2. Background Information
In the petroleum industry, there is considerable value in the ability to monitor the flow of petroleum products in the production pipe of a well in real time. Historically, flow parameters such as the bulk velocity of a fluid have been sensed with venturi type devices directly disposed within the fluid flow. These type devices have several drawbacks including that they provide an undesirable flow impediment, are subject to the hostile environment within the pipe, and typically provide undesirable potential leak paths into or out of the pipe. In addition, these type devices are also only able to provide information relating to the bulk fluid flow and are therefore unable to provide information specific to constituents within a multi-phase flow.

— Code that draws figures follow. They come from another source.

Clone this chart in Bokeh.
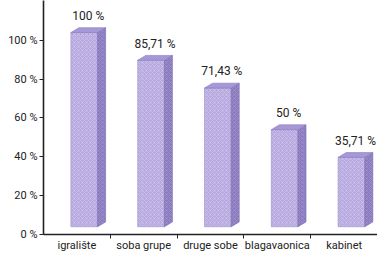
from bokeh.plotting import figure
from bokeh.models import ColumnDataSource, FixedTicker, PrintfTickFormatter, Range1d
from bokeh.core.properties import value
from bokeh.embed import file_html
from bokeh.resources import INLINE

categories = ["igralište", "soba grupe", "druge sobe", "blagavaonica", "kabinet"]
values = [100, 85.71, 71.43, 50, 35.71]
value_labels = ["100 %", "85,71 %", "71,43 %", "50 %", "35,71 %"]
y_ticks = [0, 20, 40, 60, 80, 100]

FONT = "Roboto"
left_off, bw, dx, dz, lift = 0.41, 0.40, 0.12, 2.5, 4.0

n = len(categories)
x0 = [i + left_off for i in range(n)]
x1 = [a + bw for a in x0]
bot = [lift] * n
top = [v + lift for v in values]

front = ColumnDataSource(dict(left=x0, right=x1, bottom=bot, top=top))
side_xs = [[b, b + dx, b + dx, b] for b in x1]
side_ys = [[lo, lo + dz, hi + dz, hi] for lo, hi in zip(bot, top)]
top_xs = [[a, a + dx, b + dx, b] for a, b in zip(x0, x1)]
top_ys = [[hi, hi + dz, hi + dz, hi] for hi in top]

p = figure(width=377, height=254, output_backend="svg", toolbar_location=None,
           x_range=Range1d(0, 5), y_range=Range1d(0, 120.5),
           min_border_top=0, min_border_right=0, min_border_left=43, min_border_bottom=0)
p.outline_line_color = None
p.grid.visible = False
p.background_fill_color = "white"
p.border_fill_color = "white"

p.quad(left="left", right="right", bottom="bottom", top="top", source=front,
       fill_color="#b8aae0", line_color="#9a8ccc", line_width=0.6,
       hatch_pattern="x", hatch_color="white", hatch_alpha=0.35, hatch_scale=4, hatch_weight=0.6)
p.patches(side_xs, side_ys, fill_color="#8a7bbf", line_color="#7a6bb0", line_width=0.6,
          hatch_pattern="x", hatch_color="white", hatch_alpha=0.2, hatch_scale=4, hatch_weight=0.6)
p.patches(top_xs, top_ys, fill_color="#a697d6", line_color="#8a7bbf", line_width=0.6)

lab = ColumnDataSource(dict(x=[a + (bw + dx) / 2 for a in x0],
                            y=[t + dz + 2.5 for t in top], t=value_labels))
p.text(x="x", y="y", text="t", source=lab, text_align="center", text_baseline="bottom",
       text_font=value(FONT), text_font_size="12px", text_color="#222222")

p.yaxis.ticker = FixedTicker(ticks=y_ticks)
p.yaxis.formatter = PrintfTickFormatter(format="%d %%")
p.yaxis.major_tick_in = 0
p.yaxis.major_tick_out = 4
p.yaxis.minor_tick_line_color = None
p.yaxis.axis_line_width = 1.6
p.yaxis.axis_line_color = "#222222"
p.yaxis.major_tick_line_color = "#222222"
p.yaxis.major_label_text_font = FONT
p.yaxis.major_label_text_font_size = "11px"
p.yaxis.major_label_text_color = "#222222"
p.yaxis.major_label_standoff = 2

centers = [i + 0.5 for i in range(n)]
p.xaxis.ticker = FixedTicker(ticks=centers, minor_ticks=[1, 2, 3, 4])
p.xaxis.major_label_overrides = {c: name for c, name in zip(centers, categories)}
p.xaxis.major_tick_line_color = None
p.xaxis.major_tick_out = 0
p.xaxis.major_tick_in = 0
p.xaxis.minor_tick_in = 0
p.xaxis.minor_tick_out = 4
p.xaxis.minor_tick_line_color = "#222222"
p.xaxis.axis_line_width = 1.6
p.xaxis.axis_line_color = "#222222"
p.xaxis.major_label_text_font = FONT
p.xaxis.major_label_text_font_size = "11px"
p.xaxis.major_label_text_line_height = 1.0
p.xaxis.major_label_text_color = "#222222"
p.xaxis.major_label_standoff = 0
p.xaxis.axis_label = None

open("out.html", "w").write(file_html(p, INLINE))
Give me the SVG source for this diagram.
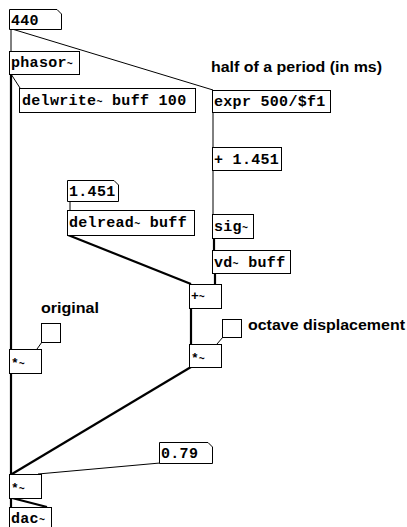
<svg xmlns="http://www.w3.org/2000/svg" width="407" height="527" viewBox="0 0 407 527">
<style>
.box{fill:#fff;stroke:#000;stroke-width:1}
.t{font-family:"Liberation Mono",monospace;font-weight:bold;font-size:15px;letter-spacing:0.3px;fill:#000}
.s{font-family:"Liberation Mono",monospace;font-weight:bold;font-size:13px;fill:#000}
.c{font-family:"Liberation Sans",Arial,sans-serif;font-weight:bold;font-size:15px;fill:#000}
.ctl{fill:none;stroke:#000;stroke-width:1}
.sig{fill:none;stroke:#000;stroke-width:2.2}
.tl{font-size:10px}
</style>
<rect width="407" height="527" fill="#fff"/>
<g id="connectors">
<path class="ctl" d="M11,29 V51"/>
<path class="ctl" d="M12,29 L213,90"/>
<path class="ctl" d="M11,74 L20,88"/>
<path class="sig" d="M11,74 V349"/>
<path class="ctl" d="M213,112 V147"/>
<path class="ctl" d="M213,170 V214"/>
<path class="sig" d="M214,238 V250"/>
<path class="sig" d="M215,273 V284"/>
<path class="ctl" d="M70,201 V210"/>
<path class="sig" d="M68,235 L191,284"/>
<path class="sig" d="M191,308 V344"/>
<path class="ctl" d="M223,337 L217,344"/>
<path class="ctl" d="M42,342 L37,349"/>
<path class="sig" d="M11,373 V474"/>
<path class="sig" d="M191,367 L12,474"/>
<path class="ctl" d="M160,463 L38,474"/>
<path class="sig" d="M11,498 V507"/>
<path class="sig" d="M12,498 L47,507"/>
</g>
<g id="n440"><path class="box" d="M9.5,9.5 H57 L61.5,14 V29.5 H9.5 Z"/><text class="t" x="11" y="25">440</text></g>
<g id="phasor"><rect class="box" x="9.5" y="51.5" width="70" height="23"/><text class="t" x="11" y="67">phasor<tspan class="tl">~</tspan></text></g>
<g id="delwrite"><rect class="box" x="19.5" y="88.5" width="176" height="24"/><text class="t" x="22" y="105">delwrite<tspan class="tl">~</tspan> buff 100</text></g>
<g id="comment-half"><text class="c" x="211" y="72" textLength="171" lengthAdjust="spacingAndGlyphs">half of a period (in ms)</text></g>
<g id="expr"><rect class="box" x="212.5" y="90.5" width="118" height="22"/><text class="t" x="214" y="106">expr 500/$f1</text></g>
<g id="plus1451"><rect class="box" x="212.5" y="147.5" width="69" height="23"/><text class="t" x="214" y="164">+ 1.451</text></g>
<g id="n1451"><path class="box" d="M67.5,180.5 H114 L118.5,185 V201.5 H67.5 Z"/><text class="t" x="69" y="196">1.451</text></g>
<g id="delread"><rect class="box" x="67.5" y="210.5" width="127" height="25"/><text class="t" x="69" y="227">delread<tspan class="tl">~</tspan> buff</text></g>
<g id="sig"><rect class="box" x="212.5" y="214.5" width="41" height="24"/><text class="t" x="214" y="231">sig<tspan class="tl">~</tspan></text></g>
<g id="vd"><rect class="box" x="212.5" y="250.5" width="78" height="23"/><text class="t" x="214" y="267">vd<tspan class="tl">~</tspan> buff</text></g>
<g id="addsig"><rect class="box" x="189.5" y="284.5" width="32" height="24"/><text class="s" x="191" y="300">+<tspan class="tl">~</tspan></text></g>
<g id="toggle-octave"><rect class="box" x="222.5" y="319.5" width="19" height="18"/></g>
<g id="comment-octave"><text class="c" x="248" y="330" textLength="157" lengthAdjust="spacingAndGlyphs">octave displacement</text></g>
<g id="mul-right"><rect class="box" x="189.5" y="344.5" width="32" height="23"/><text class="s" x="191" y="362">*<tspan class="tl">~</tspan></text></g>
<g id="comment-original"><text class="c" x="41" y="313" textLength="58" lengthAdjust="spacingAndGlyphs">original</text></g>
<g id="toggle-original"><rect class="box" x="41.5" y="323.5" width="19" height="19"/></g>
<g id="mul-left"><rect class="box" x="9.5" y="349.5" width="32" height="24"/><text class="s" x="11" y="367">*<tspan class="tl">~</tspan></text></g>
<g id="n079"><path class="box" d="M159.5,442.5 H208 L212.5,447 V463.5 H159.5 Z"/><text class="t" x="161" y="458">0.79</text></g>
<g id="mul-bottom"><rect class="box" x="9.5" y="474.5" width="32" height="24"/><text class="s" x="11" y="492">*<tspan class="tl">~</tspan></text></g>
<g id="dac"><rect class="box" x="9.5" y="507.5" width="42" height="21"/><text class="t" x="11" y="523">dac<tspan class="tl">~</tspan></text></g>
</svg>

Some techniques utilize the speed of sound to determine various parameters of the fluid flow within a pipe. One technique measures the amount of time it takes for sound signals to travel back and forth between ultrasonic acoustic transmitters/receivers (transceivers). This is sometimes referred to as a “sing-around” or “transit time” method. U.S. Pat. Nos. 4,080,837, 4,114,439, 5,115,670 disclose variations of this method. A disadvantage of this type of technique is that gas bubbles and/or particulates in the fluid flow can interfere with the signals traveling back and forth between the transceivers. Another disadvantage of this type of technique is that it considers only the fluid disposed between transceivers during the signal transit time. Fluid flow within a well will very often be non-homogeneous, for example containing localized concentration variations (“slugs”) of water or oil. Localized concentration variations can affect the accuracy of the data collected.
Multiphase flow meters can be used to measure the flow rates of individual constituents within a fluid flow (e.g., a mixture of oil, gas, and water) without requiring separation of the constituents. Most of the multiphase flow meters that are currently available, however, are designed for use at the wellhead or platform. A problem with utilizing a flow meter at the wellhead of a multiple source well is that the fluid flow reaching the flow meter is a mixture of the fluids from the various sources disposed at different positions within the well. Thus, although the multiphase meter provides information specific to individual constituents within a fluid flow (which is an improvement over a bulk flow sensors), the information they provide is still limited because there is no way to distinguish sources.
Acquiring reliable, accurate fluid flow data downhole at a particular source environment is a technical challenge for at least the following reasons. First, fluid flow within a production pipe is hostile to sensors in direct contact with the fluid flow, and can cause the sensors to erode, corrode, wear, or otherwise compromise their integrity. In addition, the hole or port in the pipe through which the sensor makes direct contact, or through which a cable is run, is a potential leak site, which is highly undesirable. Second, the environment in most wells is harsh, and is characterized by extreme temperatures, pressures, and debris. Extreme temperatures can disable and limit the life of electronic components. Sensors disposed outside of the production pipe may also be subject to environmental constituents such as water (fresh or salt), steam, mud, sand, etc. Third, the well environment makes it difficult and expensive to access most sensors once they have been installed and positioned downhole.
What is needed, therefore, is a reliable, accurate, and compact apparatus for sensing fluid flow within a pipe that can sense fluid flow within a pipe in a non-intrusive manner over a broad range of conditions, that is operable in an environment characterized by extreme temperatures and pressures and the presence of debris, that can operate remotely, and that is not likely to need replacement or recalibration once installed. Such are the objects of the present disclosure.